Mapping all these steps out in a formal succession plan is the smartest way to ensure your transition goes as you intend it to go. Though both Green and Shefsky suggest consulting an accountant, attorney or financial planner, these are some key details you’ll want to include:
- Identify your successors.
- Set an employment policy with rules on employment eligibility.
- Detail the qualifications for potential ownership.
- Come up with a contingency plan should anything happen to the intended successors.
- Include a leasing agreement on the company real estate.
- Make sure you compare this succession plan with your estate plan to ensure all your assets aren’t wrapped up in your business.
- Decide when you will step down and what your involvement with the company will be after that time.
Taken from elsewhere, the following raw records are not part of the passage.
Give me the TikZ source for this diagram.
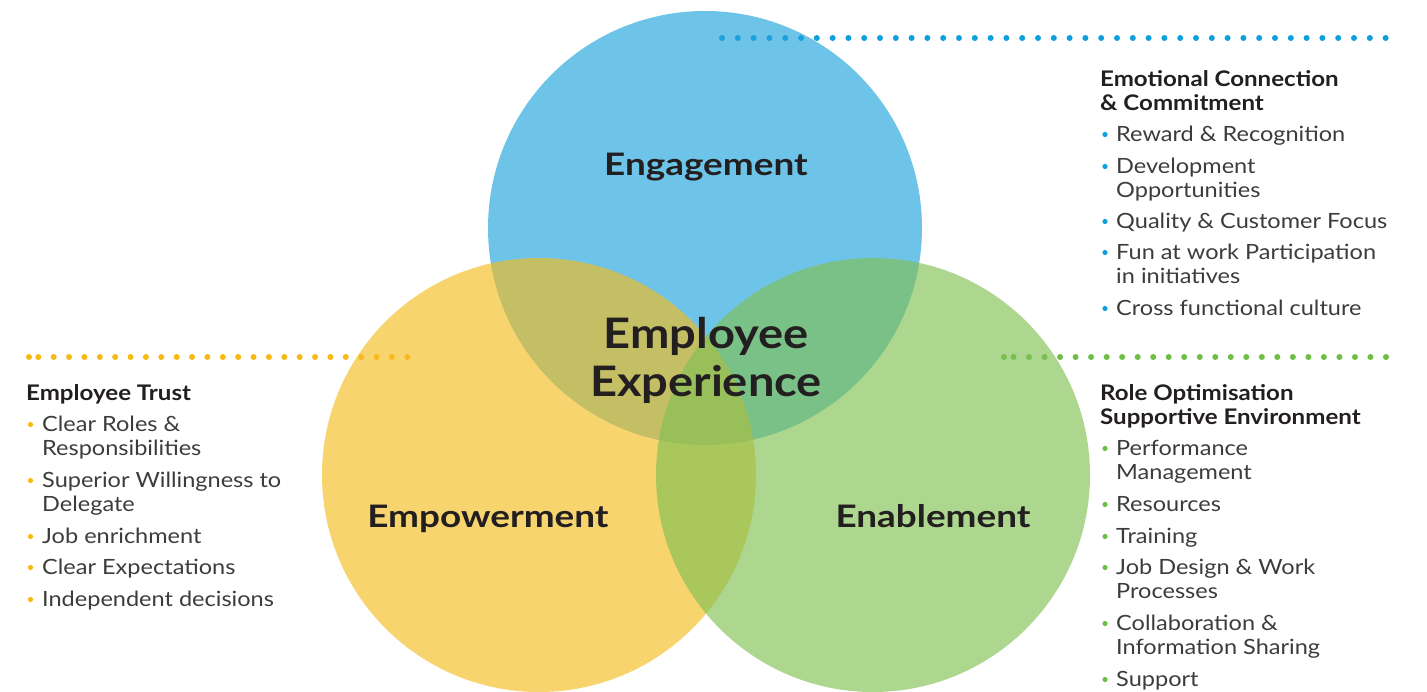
\documentclass[tikz,border=0pt]{standalone}
\usepackage{fontspec}
\setmainfont{Lato}
\newfontfamily\itemfont[FakeStretch=1.12]{Lato}
\newfontfamily\labfont[FakeStretch=1.12]{Lato}
\newfontfamily\circfont[FakeStretch=1.19]{Lato}
\definecolor{cblue}{RGB}{32,164,220}
\definecolor{cyellow}{RGB}{243,189,32}
\definecolor{cgreen}{RGB}{129,192,83}
\definecolor{dblue}{RGB}{14,160,220}
\definecolor{dyellow}{RGB}{246,186,18}
\definecolor{dgreen}{RGB}{108,190,68}
\definecolor{darktext}{RGB}{35,31,32}
\definecolor{itemgray}{RGB}{60,60,60}
\tikzset{
  circ/.style={fill opacity=0.65},
  itemtext/.style={anchor=base west, inner sep=0pt, text=itemgray, font=\itemfont\fontsize{21}{24}\selectfont},
  headtext/.style={anchor=base west, inner sep=0pt, text=darktext, font=\itemfont\bfseries\fontsize{21.5}{24}\selectfont},
  bigtext/.style={anchor=base, inner sep=0pt, text=darktext, font=\circfont\bfseries\fontsize{31}{36}\selectfont},
  centertext/.style={anchor=base, inner sep=0pt, text=darktext, font=\labfont\bfseries\fontsize{42}{48}\selectfont},
}
\begin{document}
\begin{tikzpicture}[x=1pt,y=-1pt]
\useasboundingbox (0,0) rectangle (1427,691);
\clip (0,0) rectangle (1427,691);
% dotted rules
\foreach \i in {0,...,42} \fill[dblue] (722+\i*15.8,38) circle (3pt);
\fill[dyellow] (29,357) circle (3pt);
\foreach \i in {0,...,24} \fill[dyellow] (38.3+\i*15.375,357) circle (3pt);
\fill[dgreen] (1004,357) circle (3pt);
\foreach \i in {0,...,24} \fill[dgreen] (1013.5+\i*15.52,357) circle (3pt);
% circles
\fill[cblue,circ] (705,228) circle (217pt);
\fill[cyellow,circ] (539,475) circle (217pt);
\fill[cgreen,circ] (873,475) circle (217pt);
% circle labels
\node[bigtext] (eng) at (706,175) {Engagement};
\node[bigtext] (emp) at (488,527) {Empowerment};
\node[bigtext] (ena) at (933,527) {Enablement};
\node[centertext] (ee1) at (706,348) {Employee};
\node[centertext] (ee2) at (706,396) {Experience};
% right top list
\node[headtext] (h1a) at (1100,86) {Emotional Connection};
\node[headtext] (h1b) at (1100,110) {\& Commitment};
\foreach \y in {141,173,228,259,315} \fill[dblue] (1105,\y-6.5) circle (2.6pt);
\node[itemtext] (a1) at (1116,141) {Reward \& Recognition};
\node[itemtext] (a2) at (1116,173) {Development};
\node[itemtext] (a2b) at (1116,197) {Opportunities};
\node[itemtext] (a3) at (1116,228) {Quality \& Customer Focus};
\node[itemtext] (a4) at (1116,259) {Fun at work Participation};
\node[itemtext] (a4b) at (1116,283) {in initiatives};
\node[itemtext] (a5) at (1116,315) {Cross functional culture};
% left list
\node[headtext] (h2) at (26,400) {Employee Trust};
\foreach \y in {431,487,543,574,606} \fill[dyellow] (30.5,\y-6.5) circle (2.6pt);
\node[itemtext] (b1) at (42,431) {Clear Roles \&};
\node[itemtext] (b1b) at (42,455) {Responsibilities};
\node[itemtext] (b2) at (42,487) {Superior Willingness to};
\node[itemtext] (b2b) at (42,511) {Delegate};
\node[itemtext] (b3) at (42,543) {Job enrichment};
\node[itemtext] (b4) at (42,574) {Clear Expectations};
\node[itemtext] (b5) at (42,606) {Independent decisions};
% right bottom list
\node[headtext] (h3a) at (1100,400) {Role Optimisation};
\node[headtext] (h3b) at (1100,424) {Supportive Environment};
\foreach \y in {455,511,543,574,630,686} \fill[dgreen] (1105,\y-6.5) circle (2.6pt);
\node[itemtext] (c1) at (1116,455) {Performance};
\node[itemtext] (c1b) at (1116,479) {Management};
\node[itemtext] (c2) at (1116,511) {Resources};
\node[itemtext] (c3) at (1116,543) {Training};
\node[itemtext] (c4) at (1116,574) {Job Design \& Work};
\node[itemtext] (c4b) at (1116,598) {Processes};
\node[itemtext] (c5) at (1116,630) {Collaboration \&};
\node[itemtext] (c5b) at (1116,654) {Information Sharing};
\node[itemtext] (c6) at (1116,686) {Support};
\end{tikzpicture}
\end{document}
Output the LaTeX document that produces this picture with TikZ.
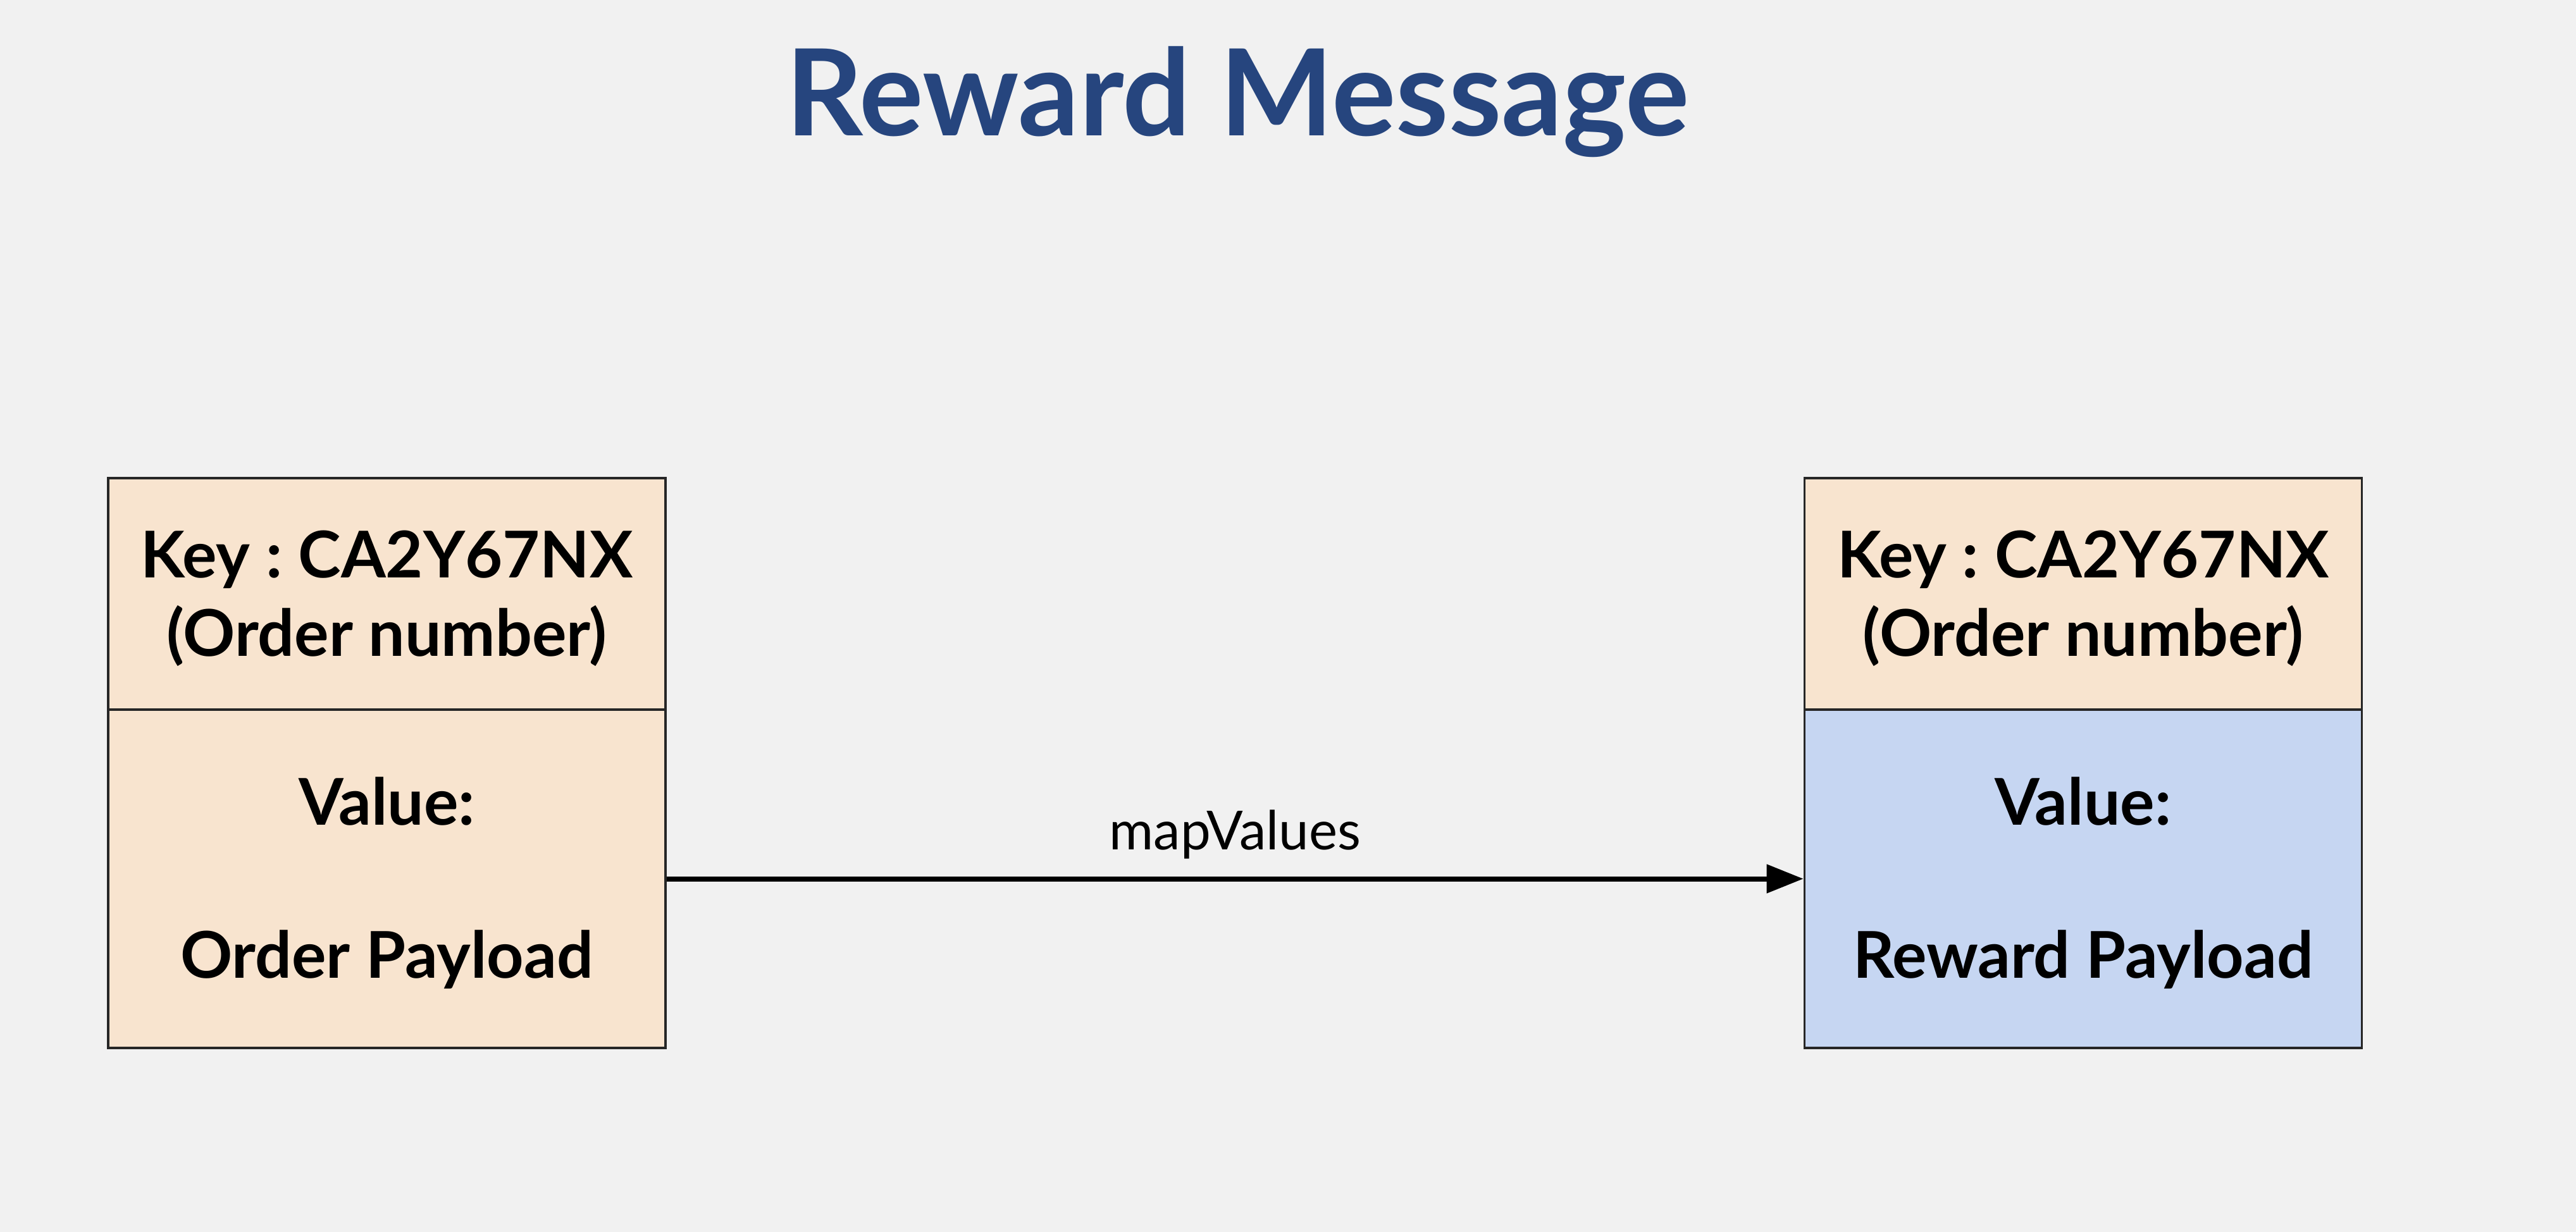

- Include plans for the inevitable involvement of spouses.
- Write up an agreed upon vision of the company’s core values.
Unfortunately, Green says, when you’re creating this plan, “you have to think of some of the worst case scenarios, because there are too many families that have been blown apart because people didn’t deal with those situations.”
The hardest part of the entire process may be taking that final step in passing the torch. Even if your son or daughter is ready to take over, you need to make sure you’re ready to step back. “I’ve seen more mistakes in early retirement than you can imagine,” Shefsky says.
Ask yourself if you’ll be able to accept that things may not always operate exactly as you planned. If so, you have to commit yourself to that mindset as thoroughly as you committed to your business.
“My father’s now chairman of the board, but he allows me to run the company,” Cynthia says. “He talks to me [about the business] and then says, “‘But you need to do what you think is best,’ and that’s exactly how we did it.”